Qui pourrait, en effet, croire que l’assaut donné à des droits universellement garantis n’autorisera pas, demain, dans un contexte où le capital doit accroître ses profits pour faire face aux concurrences déchaînées par une globalisation devenue totalement chaotique, à en priver des Français autant que des étrangers ? Certes, la conscience de la menace est-elle encore loin d’être partagée dans les profondeurs d’une société en proie au doute, à la tentation du repli, ou à la désespérance. Le ministre démissionnaire de la Santé n’en est pas moins fondé, il faut le lui reconnaître, à souligner que ce sont les « murs porteurs » de notre pacte républicain qui s’avèrent guettés d’un affaissement fatal.

Gare à qui, dans un tel instant, tomberait dans le piège de réactions minorisantes, ou de discours qui se contenteraient d’en appeler au soutien des seuls migrants — même si ce combat ne doit souffrir d’aucune hésitation —, dès lors qu’il s’agit de mobiliser l’ensemble des forces vives du pays, autour de ce qui peut très largement les unir : la défense d’une République qui a pour mission de protéger grâce au socle de droits fondamentaux construits, dans le sang de nos aînés, au service de l’intérêt général humain. 

La Macronie sait qu’elle danse à présent sur un volcan. Parce qu’elle s’est mise dans la main de la droite au point de tout lui sacrifier, parce que la principale conséquence de cette séquence bourbeuse est d’avoir installé l’extrême droite en force principale d’une future alternance et d’avoir fait entrer son projet de société au coeur d’un document issu de la représentation nationale, parce que tout cela aura eu pour retombée d’opposer le chef de l’État à une très large partie de ses troupes parlementaires — au prix d’une désagrégation amplifiée du régime —, il est possible de lui imposer un recul.
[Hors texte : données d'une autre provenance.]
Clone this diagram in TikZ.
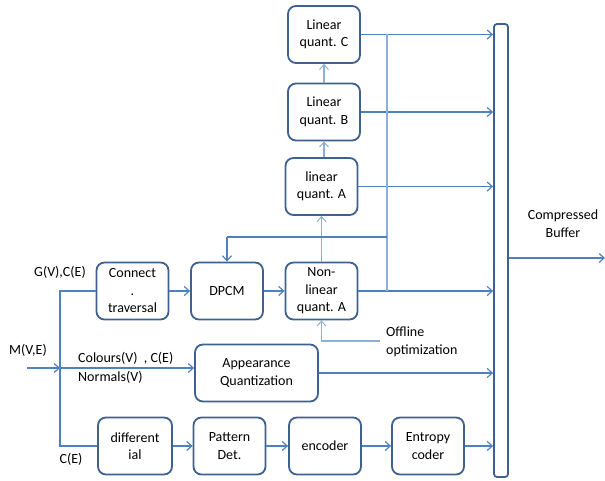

Et comme le peuple de France, l’histoire en fait foi, reste viscéralement attaché à ses conquêtes républicaines, son sursaut peut se trouver au débouché d’une ample convergence de toutes les énergies disponibles : forces politiques, organisations syndicales, associations acteurs de la culture et de la création, sociétés de pensée… 

Déjà, on voit les présidents de gauche d’une trentaine de conseils départementaux refuser d’appliquer les nouvelles dispositions d’aide sociale inclues dans la loi, des présidents d’université s’opposer aux discriminations instituées dans l’accès aux études, des médecins libéraux se dresser contre les atteintes au droit à la santé de tous et toutes quelles que fussent leurs origines. Emmanuel Macron lui-même révèle sa faiblesse politique et institutionnelle lorsque, devant des journalistes, il avoue ses doutes sur la pertinence et la constitutionnalité d’un texte qu’il aura pourtant fait adopter en s’impliquant personnellement et en usant de tous les moyens de pression sur son camp

Il importe d’élargir la protestation démocratique. Nous le savons, instruits notamment par l’expérience de l’effondrement de la III° République, qui avait précédé l’arrivée aux affaires des hommes de Vichy et de la collaboration, et quoiqu’il ne faille jamais raisonner par analogies, les démocraties trépassent à force de trahisons répétées de leurs valeurs. C’est vers la formation d’un front de défense de la République, riche de sa diversité, qu’il nous appartient d’aller. Pour exiger immédiatement du président de la République qu’il renonce à une loi scélérate. Pour appeler le Conseil constitutionnel à censurer un texte qui bafoue, en ses poutres-maîtresses, la Loi fondamentale. Pour éclairer le pays sur la nature de l’enjeu et lui permettre d’exprimer avec force son aspiration à redevenir maître de son destin.